WHAT TO PRODUCE: Using the records below, quote only the span that opens with the line containing "Recreate this image" and closes with the line containing "var jahreEnergieZiel = [2020, 2022, 2030];", exactly and inclusively.

─── RAW RECORDS

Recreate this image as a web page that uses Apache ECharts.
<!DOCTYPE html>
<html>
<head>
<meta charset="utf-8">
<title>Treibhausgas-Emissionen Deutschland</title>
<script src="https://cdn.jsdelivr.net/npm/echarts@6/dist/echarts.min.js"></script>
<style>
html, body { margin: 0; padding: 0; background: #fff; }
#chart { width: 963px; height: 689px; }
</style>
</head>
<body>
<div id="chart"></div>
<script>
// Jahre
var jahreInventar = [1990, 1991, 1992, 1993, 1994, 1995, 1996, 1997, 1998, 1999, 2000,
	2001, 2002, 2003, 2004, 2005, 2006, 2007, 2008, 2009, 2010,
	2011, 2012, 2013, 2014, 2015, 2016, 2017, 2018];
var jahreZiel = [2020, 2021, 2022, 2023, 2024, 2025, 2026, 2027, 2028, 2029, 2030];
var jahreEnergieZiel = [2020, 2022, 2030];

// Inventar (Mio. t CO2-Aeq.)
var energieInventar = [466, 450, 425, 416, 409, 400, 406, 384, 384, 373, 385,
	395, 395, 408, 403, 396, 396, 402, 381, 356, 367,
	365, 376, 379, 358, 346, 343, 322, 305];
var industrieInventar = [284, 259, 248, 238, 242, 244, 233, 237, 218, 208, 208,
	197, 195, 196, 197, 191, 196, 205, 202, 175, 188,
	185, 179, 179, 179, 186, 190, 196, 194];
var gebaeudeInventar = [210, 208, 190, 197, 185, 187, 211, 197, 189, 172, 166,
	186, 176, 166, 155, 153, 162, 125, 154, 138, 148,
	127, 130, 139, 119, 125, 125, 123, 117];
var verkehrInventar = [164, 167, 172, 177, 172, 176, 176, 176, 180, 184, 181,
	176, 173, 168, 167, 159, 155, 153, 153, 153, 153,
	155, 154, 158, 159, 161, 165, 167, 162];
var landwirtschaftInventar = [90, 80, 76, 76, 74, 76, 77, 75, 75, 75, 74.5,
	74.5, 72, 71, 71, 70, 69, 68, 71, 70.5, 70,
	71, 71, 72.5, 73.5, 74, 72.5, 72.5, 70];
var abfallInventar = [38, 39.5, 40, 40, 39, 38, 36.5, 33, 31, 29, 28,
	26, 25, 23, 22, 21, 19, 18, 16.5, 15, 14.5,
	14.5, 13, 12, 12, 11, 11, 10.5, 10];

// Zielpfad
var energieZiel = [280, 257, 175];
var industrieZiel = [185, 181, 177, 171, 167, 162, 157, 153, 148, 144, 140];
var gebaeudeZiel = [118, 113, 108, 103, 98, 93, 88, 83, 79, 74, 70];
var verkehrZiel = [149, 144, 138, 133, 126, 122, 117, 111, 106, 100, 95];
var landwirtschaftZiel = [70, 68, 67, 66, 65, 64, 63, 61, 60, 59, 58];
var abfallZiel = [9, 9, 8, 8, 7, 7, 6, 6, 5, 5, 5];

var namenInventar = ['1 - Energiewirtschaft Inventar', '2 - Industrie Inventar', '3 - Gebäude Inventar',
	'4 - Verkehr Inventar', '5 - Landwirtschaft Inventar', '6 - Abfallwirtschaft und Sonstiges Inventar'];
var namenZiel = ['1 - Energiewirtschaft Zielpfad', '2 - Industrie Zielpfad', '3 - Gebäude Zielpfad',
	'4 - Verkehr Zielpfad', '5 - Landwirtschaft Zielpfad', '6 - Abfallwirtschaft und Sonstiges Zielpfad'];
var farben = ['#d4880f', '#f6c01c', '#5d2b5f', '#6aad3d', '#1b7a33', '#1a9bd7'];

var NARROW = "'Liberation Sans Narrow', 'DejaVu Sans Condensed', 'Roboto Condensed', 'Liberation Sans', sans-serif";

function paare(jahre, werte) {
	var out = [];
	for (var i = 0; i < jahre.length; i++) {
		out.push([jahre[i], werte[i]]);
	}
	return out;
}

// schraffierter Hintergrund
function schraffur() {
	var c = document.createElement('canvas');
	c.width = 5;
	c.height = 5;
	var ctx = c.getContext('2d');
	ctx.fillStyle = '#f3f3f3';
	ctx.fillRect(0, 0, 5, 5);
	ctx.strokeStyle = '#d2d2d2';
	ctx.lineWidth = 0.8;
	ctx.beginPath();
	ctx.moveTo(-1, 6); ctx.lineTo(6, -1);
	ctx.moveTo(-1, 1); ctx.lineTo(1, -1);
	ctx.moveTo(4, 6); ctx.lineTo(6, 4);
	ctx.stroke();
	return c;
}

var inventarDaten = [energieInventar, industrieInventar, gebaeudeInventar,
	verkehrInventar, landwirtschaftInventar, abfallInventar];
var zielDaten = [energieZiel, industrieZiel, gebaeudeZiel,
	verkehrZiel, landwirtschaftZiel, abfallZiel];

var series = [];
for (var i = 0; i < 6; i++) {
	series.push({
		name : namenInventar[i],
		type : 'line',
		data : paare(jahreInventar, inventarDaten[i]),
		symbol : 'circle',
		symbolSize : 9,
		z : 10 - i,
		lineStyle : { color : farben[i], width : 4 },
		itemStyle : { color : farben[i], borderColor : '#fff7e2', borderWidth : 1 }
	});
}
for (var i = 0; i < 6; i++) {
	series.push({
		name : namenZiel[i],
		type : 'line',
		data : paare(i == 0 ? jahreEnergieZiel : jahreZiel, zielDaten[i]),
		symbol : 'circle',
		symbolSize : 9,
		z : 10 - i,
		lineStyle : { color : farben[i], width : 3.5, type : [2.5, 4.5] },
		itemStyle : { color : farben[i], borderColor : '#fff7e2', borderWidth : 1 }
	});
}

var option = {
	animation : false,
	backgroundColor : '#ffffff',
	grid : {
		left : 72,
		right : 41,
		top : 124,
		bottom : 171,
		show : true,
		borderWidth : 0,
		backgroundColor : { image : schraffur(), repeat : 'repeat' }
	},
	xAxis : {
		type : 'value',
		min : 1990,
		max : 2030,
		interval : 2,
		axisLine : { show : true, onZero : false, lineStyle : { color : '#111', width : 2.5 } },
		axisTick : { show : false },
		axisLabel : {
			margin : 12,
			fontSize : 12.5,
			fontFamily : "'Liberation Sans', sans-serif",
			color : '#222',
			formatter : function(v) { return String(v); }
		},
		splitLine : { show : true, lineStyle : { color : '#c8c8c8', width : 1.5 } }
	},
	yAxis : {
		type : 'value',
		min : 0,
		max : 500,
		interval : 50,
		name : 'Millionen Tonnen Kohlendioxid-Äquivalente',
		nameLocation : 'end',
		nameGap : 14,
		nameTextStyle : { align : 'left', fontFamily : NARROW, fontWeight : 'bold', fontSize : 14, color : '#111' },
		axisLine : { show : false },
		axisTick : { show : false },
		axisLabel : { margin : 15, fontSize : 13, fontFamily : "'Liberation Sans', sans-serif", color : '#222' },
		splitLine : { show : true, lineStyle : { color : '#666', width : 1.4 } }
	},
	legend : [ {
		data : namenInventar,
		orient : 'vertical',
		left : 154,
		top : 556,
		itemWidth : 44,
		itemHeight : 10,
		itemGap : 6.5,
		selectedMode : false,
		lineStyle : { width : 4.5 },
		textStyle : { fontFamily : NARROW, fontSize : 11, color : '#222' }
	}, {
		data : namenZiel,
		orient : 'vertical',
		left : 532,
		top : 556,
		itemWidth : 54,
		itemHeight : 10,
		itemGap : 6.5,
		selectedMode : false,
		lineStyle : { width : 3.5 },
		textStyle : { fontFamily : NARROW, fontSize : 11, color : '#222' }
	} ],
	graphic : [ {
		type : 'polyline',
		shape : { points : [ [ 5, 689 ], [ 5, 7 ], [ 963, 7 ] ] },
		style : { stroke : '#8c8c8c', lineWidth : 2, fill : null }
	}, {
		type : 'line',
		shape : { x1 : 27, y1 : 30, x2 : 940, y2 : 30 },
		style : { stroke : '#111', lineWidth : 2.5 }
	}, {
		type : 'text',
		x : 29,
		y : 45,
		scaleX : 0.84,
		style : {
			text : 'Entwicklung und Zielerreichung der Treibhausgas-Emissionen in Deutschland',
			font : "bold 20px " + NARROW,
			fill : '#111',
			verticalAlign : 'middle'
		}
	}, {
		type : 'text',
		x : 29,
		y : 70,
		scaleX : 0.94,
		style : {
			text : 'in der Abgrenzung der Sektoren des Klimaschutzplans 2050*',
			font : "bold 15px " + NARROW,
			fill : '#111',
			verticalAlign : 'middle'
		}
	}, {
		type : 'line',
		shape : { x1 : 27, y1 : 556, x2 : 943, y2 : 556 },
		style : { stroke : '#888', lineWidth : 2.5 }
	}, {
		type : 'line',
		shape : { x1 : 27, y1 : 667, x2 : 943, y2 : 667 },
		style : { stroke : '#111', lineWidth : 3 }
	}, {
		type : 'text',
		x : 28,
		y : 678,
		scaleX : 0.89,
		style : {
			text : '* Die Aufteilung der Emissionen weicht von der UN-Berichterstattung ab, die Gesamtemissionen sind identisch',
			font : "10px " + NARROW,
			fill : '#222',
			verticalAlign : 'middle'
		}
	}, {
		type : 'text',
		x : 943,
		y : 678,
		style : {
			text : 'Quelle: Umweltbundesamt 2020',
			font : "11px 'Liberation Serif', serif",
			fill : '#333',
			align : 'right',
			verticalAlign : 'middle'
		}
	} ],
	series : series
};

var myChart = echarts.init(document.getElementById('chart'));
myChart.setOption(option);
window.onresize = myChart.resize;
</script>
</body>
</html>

──────
─── RAW RECORDS

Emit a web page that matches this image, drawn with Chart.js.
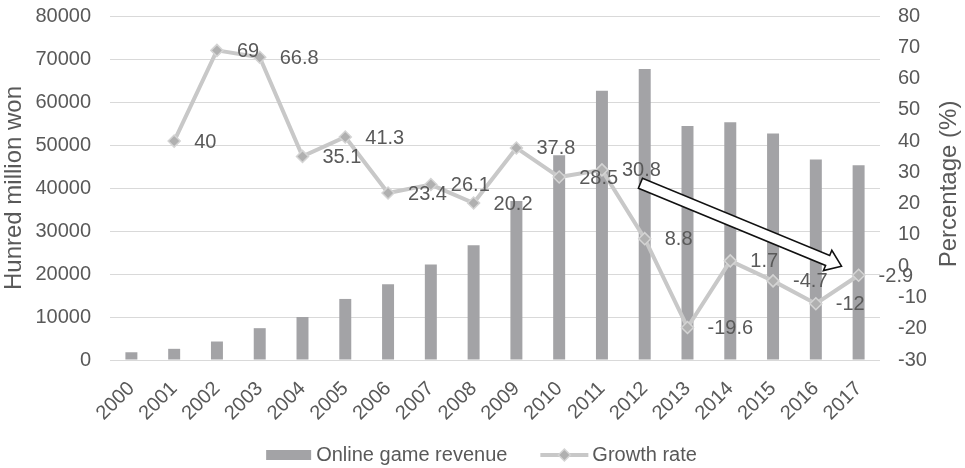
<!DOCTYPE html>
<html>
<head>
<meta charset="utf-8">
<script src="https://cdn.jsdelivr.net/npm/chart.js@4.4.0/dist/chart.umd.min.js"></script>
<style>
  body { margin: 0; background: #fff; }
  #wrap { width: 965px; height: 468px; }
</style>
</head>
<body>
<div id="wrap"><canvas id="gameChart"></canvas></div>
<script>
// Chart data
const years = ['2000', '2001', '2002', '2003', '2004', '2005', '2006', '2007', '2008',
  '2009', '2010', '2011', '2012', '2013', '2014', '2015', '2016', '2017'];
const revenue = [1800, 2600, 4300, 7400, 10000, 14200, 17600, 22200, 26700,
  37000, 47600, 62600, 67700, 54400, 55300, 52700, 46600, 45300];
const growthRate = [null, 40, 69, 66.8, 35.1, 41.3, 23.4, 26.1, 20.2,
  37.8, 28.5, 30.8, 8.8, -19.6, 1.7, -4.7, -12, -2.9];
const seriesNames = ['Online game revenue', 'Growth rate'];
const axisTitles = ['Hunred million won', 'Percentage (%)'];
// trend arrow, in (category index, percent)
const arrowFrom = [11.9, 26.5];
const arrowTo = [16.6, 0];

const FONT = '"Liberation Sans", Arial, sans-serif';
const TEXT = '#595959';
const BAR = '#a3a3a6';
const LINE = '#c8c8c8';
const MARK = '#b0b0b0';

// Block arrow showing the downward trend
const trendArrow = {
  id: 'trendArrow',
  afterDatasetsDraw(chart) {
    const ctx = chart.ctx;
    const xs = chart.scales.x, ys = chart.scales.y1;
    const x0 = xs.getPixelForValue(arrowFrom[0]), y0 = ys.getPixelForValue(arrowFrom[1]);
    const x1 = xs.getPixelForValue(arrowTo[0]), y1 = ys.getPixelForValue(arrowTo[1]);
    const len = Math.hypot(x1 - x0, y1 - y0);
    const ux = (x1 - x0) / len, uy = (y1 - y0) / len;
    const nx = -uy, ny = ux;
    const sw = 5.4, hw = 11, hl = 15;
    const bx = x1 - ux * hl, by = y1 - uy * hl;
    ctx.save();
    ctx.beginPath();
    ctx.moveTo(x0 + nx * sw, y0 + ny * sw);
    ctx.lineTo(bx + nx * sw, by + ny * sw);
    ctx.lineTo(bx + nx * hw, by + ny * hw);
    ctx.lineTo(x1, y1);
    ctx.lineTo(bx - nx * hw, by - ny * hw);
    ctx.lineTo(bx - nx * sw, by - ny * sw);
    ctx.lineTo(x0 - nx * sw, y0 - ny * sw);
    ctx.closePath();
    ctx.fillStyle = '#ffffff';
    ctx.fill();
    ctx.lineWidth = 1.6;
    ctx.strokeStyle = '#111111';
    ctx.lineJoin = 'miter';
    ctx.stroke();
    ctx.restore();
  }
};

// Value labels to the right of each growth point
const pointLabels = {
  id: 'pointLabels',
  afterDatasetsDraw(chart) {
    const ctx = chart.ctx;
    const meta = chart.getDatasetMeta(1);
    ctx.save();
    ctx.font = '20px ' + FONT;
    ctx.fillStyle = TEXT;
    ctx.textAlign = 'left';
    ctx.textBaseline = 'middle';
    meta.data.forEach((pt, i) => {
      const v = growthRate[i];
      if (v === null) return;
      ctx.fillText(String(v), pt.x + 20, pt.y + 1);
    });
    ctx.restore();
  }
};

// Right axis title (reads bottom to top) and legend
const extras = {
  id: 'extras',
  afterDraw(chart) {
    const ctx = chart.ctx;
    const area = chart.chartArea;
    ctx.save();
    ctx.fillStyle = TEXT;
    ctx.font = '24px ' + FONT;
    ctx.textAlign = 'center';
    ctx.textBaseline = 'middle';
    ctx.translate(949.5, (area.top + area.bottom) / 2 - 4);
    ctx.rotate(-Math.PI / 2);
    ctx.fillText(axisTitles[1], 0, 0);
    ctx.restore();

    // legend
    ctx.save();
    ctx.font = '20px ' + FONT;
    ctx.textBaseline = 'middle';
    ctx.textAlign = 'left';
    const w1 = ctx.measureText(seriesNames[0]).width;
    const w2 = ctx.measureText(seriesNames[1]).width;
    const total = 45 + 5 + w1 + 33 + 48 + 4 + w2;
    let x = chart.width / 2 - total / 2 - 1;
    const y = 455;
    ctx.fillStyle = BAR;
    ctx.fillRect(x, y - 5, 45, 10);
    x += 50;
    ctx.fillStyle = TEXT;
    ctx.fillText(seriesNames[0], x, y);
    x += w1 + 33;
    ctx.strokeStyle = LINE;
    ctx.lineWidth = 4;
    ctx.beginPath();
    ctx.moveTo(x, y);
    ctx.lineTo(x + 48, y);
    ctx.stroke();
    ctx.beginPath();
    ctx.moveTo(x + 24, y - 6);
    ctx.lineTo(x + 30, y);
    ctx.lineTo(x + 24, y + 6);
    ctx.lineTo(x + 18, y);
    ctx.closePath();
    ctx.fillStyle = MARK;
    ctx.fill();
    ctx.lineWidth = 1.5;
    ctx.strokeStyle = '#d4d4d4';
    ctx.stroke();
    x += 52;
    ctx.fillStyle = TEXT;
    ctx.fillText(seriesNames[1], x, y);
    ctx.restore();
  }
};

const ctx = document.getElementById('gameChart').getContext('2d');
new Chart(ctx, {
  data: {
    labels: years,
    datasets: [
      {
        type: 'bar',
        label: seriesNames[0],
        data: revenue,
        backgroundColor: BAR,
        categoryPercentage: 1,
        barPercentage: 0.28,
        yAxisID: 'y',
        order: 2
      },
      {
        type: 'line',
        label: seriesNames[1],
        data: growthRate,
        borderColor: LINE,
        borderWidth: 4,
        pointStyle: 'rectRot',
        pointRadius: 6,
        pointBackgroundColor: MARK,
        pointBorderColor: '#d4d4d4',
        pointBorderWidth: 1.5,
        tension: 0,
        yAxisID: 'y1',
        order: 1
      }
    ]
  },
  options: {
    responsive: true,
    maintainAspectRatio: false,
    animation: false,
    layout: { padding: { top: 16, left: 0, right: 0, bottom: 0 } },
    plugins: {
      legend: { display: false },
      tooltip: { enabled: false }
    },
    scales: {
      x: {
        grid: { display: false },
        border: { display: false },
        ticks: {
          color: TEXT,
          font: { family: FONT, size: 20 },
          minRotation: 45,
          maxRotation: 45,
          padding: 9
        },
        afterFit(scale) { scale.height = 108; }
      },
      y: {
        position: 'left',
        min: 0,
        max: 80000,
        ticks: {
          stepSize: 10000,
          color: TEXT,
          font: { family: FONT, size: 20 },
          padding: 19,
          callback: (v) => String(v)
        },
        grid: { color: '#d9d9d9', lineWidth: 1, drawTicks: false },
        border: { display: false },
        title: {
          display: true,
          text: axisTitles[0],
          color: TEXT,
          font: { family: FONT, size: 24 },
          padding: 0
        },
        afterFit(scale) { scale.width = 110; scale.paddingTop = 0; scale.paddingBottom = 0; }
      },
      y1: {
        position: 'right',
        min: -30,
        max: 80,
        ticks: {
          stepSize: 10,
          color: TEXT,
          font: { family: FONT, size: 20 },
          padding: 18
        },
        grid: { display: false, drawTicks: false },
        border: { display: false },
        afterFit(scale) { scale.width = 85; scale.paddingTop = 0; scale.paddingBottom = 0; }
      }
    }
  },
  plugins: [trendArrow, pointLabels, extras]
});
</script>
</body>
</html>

──────

RESPONSE:
Recreate this image as a web page that uses Apache ECharts.
<!DOCTYPE html>
<html>
<head>
<meta charset="utf-8">
<title>Treibhausgas-Emissionen Deutschland</title>
<script src="https://cdn.jsdelivr.net/npm/echarts@6/dist/echarts.min.js"></script>
<style>
html, body { margin: 0; padding: 0; background: #fff; }
#chart { width: 963px; height: 689px; }
</style>
</head>
<body>
<div id="chart"></div>
<script>
// Jahre
var jahreInventar = [1990, 1991, 1992, 1993, 1994, 1995, 1996, 1997, 1998, 1999, 2000,
	2001, 2002, 2003, 2004, 2005, 2006, 2007, 2008, 2009, 2010,
	2011, 2012, 2013, 2014, 2015, 2016, 2017, 2018];
var jahreZiel = [2020, 2021, 2022, 2023, 2024, 2025, 2026, 2027, 2028, 2029, 2030];
var jahreEnergieZiel = [2020, 2022, 2030];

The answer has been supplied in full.